## Problem details
Pictures aside, quote the whole listing exactly.

================================

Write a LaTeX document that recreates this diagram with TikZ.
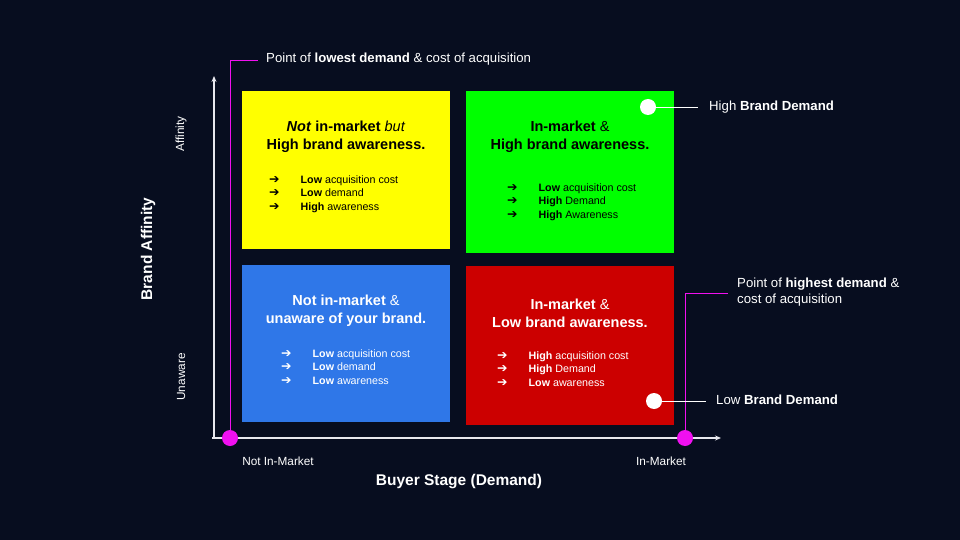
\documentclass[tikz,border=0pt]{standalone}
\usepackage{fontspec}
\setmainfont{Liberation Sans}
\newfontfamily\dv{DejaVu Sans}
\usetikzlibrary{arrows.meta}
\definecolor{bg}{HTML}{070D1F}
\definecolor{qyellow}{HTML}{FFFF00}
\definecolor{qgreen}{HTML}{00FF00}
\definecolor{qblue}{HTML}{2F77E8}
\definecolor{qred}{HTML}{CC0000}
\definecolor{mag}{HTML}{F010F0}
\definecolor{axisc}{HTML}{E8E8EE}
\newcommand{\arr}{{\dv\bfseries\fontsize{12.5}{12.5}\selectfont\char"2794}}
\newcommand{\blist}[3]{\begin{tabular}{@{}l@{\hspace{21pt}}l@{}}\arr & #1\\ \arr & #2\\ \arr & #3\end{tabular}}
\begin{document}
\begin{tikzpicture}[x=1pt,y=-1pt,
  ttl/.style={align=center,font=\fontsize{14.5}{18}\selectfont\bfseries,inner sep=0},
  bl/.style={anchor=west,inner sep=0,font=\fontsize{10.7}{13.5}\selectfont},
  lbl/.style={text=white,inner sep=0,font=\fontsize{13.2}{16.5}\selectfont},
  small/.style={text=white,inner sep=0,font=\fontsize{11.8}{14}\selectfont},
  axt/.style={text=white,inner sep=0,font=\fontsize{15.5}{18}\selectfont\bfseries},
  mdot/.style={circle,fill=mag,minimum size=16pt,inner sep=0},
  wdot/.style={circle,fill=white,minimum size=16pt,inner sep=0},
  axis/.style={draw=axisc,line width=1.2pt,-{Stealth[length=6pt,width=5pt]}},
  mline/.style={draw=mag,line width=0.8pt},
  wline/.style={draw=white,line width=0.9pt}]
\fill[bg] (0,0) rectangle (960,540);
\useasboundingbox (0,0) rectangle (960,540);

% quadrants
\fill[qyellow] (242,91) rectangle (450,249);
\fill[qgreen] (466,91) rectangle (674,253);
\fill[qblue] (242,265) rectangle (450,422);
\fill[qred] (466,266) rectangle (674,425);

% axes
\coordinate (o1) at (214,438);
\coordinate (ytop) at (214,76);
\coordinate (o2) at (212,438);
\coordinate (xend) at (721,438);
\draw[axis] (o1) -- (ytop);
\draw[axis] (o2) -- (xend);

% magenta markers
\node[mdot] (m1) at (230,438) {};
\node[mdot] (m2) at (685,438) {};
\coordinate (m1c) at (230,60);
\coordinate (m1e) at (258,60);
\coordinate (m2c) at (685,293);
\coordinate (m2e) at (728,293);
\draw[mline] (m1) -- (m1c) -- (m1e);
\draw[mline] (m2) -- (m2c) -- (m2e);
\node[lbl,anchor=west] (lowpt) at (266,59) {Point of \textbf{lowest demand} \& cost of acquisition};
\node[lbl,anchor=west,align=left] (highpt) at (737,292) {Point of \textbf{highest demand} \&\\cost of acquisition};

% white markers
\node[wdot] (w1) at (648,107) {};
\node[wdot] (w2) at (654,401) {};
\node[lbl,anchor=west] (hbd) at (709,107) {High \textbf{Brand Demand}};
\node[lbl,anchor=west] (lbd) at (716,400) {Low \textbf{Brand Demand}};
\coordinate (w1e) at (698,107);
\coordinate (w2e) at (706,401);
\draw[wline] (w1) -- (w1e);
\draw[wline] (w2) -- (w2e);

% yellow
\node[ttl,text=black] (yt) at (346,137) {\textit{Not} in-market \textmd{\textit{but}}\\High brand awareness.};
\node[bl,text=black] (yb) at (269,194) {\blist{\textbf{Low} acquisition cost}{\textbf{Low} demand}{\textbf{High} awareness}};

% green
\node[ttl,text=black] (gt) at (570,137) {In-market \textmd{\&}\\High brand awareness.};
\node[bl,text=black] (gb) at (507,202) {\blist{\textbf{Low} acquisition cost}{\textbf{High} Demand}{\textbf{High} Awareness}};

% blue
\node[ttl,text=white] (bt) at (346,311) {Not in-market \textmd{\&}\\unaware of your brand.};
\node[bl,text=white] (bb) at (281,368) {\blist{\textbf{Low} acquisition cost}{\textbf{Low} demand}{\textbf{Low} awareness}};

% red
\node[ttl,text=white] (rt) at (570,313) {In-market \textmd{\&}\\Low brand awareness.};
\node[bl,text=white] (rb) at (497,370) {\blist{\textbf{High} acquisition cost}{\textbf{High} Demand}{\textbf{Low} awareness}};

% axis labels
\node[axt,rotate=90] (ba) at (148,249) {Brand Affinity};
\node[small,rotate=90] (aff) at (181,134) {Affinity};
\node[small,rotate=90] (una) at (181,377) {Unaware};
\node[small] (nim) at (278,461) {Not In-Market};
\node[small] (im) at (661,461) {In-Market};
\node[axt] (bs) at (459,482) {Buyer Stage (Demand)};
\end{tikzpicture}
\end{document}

================================

## Problem solution
Write a LaTeX document that recreates this diagram with TikZ.
\documentclass[tikz,border=0pt]{standalone}
\usepackage{fontspec}
\setmainfont{Liberation Sans}
\newfontfamily\dv{DejaVu Sans}
\usetikzlibrary{arrows.meta}
\definecolor{bg}{HTML}{070D1F}
\definecolor{qyellow}{HTML}{FFFF00}
\definecolor{qgreen}{HTML}{00FF00}
\definecolor{qblue}{HTML}{2F77E8}
\definecolor{qred}{HTML}{CC0000}
\definecolor{mag}{HTML}{F010F0}
\definecolor{axisc}{HTML}{E8E8EE}
\newcommand{\arr}{{\dv\bfseries\fontsize{12.5}{12.5}\selectfont\char"2794}}
\newcommand{\blist}[3]{\begin{tabular}{@{}l@{\hspace{21pt}}l@{}}\arr & #1\\ \arr & #2\\ \arr & #3\end{tabular}}
\begin{document}
\begin{tikzpicture}[x=1pt,y=-1pt,
  ttl/.style={align=center,font=\fontsize{14.5}{18}\selectfont\bfseries,inner sep=0},
  bl/.style={anchor=west,inner sep=0,font=\fontsize{10.7}{13.5}\selectfont},
  lbl/.style={text=white,inner sep=0,font=\fontsize{13.2}{16.5}\selectfont},
  small/.style={text=white,inner sep=0,font=\fontsize{11.8}{14}\selectfont},
  axt/.style={text=white,inner sep=0,font=\fontsize{15.5}{18}\selectfont\bfseries},
  mdot/.style={circle,fill=mag,minimum size=16pt,inner sep=0},
  wdot/.style={circle,fill=white,minimum size=16pt,inner sep=0},
  axis/.style={draw=axisc,line width=1.2pt,-{Stealth[length=6pt,width=5pt]}},
  mline/.style={draw=mag,line width=0.8pt},
  wline/.style={draw=white,line width=0.9pt}]
\fill[bg] (0,0) rectangle (960,540);
\useasboundingbox (0,0) rectangle (960,540);

% quadrants
\fill[qyellow] (242,91) rectangle (450,249);
\fill[qgreen] (466,91) rectangle (674,253);
\fill[qblue] (242,265) rectangle (450,422);
\fill[qred] (466,266) rectangle (674,425);

% axes
\coordinate (o1) at (214,438);
\coordinate (ytop) at (214,76);
\coordinate (o2) at (212,438);
\coordinate (xend) at (721,438);
\draw[axis] (o1) -- (ytop);
\draw[axis] (o2) -- (xend);

% magenta markers
\node[mdot] (m1) at (230,438) {};
\node[mdot] (m2) at (685,438) {};
\coordinate (m1c) at (230,60);
\coordinate (m1e) at (258,60);
\coordinate (m2c) at (685,293);
\coordinate (m2e) at (728,293);
\draw[mline] (m1) -- (m1c) -- (m1e);
\draw[mline] (m2) -- (m2c) -- (m2e);
\node[lbl,anchor=west] (lowpt) at (266,59) {Point of \textbf{lowest demand} \& cost of acquisition};
\node[lbl,anchor=west,align=left] (highpt) at (737,292) {Point of \textbf{highest demand} \&\\cost of acquisition};

% white markers
\node[wdot] (w1) at (648,107) {};
\node[wdot] (w2) at (654,401) {};
\node[lbl,anchor=west] (hbd) at (709,107) {High \textbf{Brand Demand}};
\node[lbl,anchor=west] (lbd) at (716,400) {Low \textbf{Brand Demand}};
\coordinate (w1e) at (698,107);
\coordinate (w2e) at (706,401);
\draw[wline] (w1) -- (w1e);
\draw[wline] (w2) -- (w2e);

% yellow
\node[ttl,text=black] (yt) at (346,137) {\textit{Not} in-market \textmd{\textit{but}}\\High brand awareness.};
\node[bl,text=black] (yb) at (269,194) {\blist{\textbf{Low} acquisition cost}{\textbf{Low} demand}{\textbf{High} awareness}};

% green
\node[ttl,text=black] (gt) at (570,137) {In-market \textmd{\&}\\High brand awareness.};
\node[bl,text=black] (gb) at (507,202) {\blist{\textbf{Low} acquisition cost}{\textbf{High} Demand}{\textbf{High} Awareness}};

% blue
\node[ttl,text=white] (bt) at (346,311) {Not in-market \textmd{\&}\\unaware of your brand.};
\node[bl,text=white] (bb) at (281,368) {\blist{\textbf{Low} acquisition cost}{\textbf{Low} demand}{\textbf{Low} awareness}};

% red
\node[ttl,text=white] (rt) at (570,313) {In-market \textmd{\&}\\Low brand awareness.};
\node[bl,text=white] (rb) at (497,370) {\blist{\textbf{High} acquisition cost}{\textbf{High} Demand}{\textbf{Low} awareness}};

% axis labels
\node[axt,rotate=90] (ba) at (148,249) {Brand Affinity};
\node[small,rotate=90] (aff) at (181,134) {Affinity};
\node[small,rotate=90] (una) at (181,377) {Unaware};
\node[small] (nim) at (278,461) {Not In-Market};
\node[small] (im) at (661,461) {In-Market};
\node[axt] (bs) at (459,482) {Buyer Stage (Demand)};
\end{tikzpicture}
\end{document}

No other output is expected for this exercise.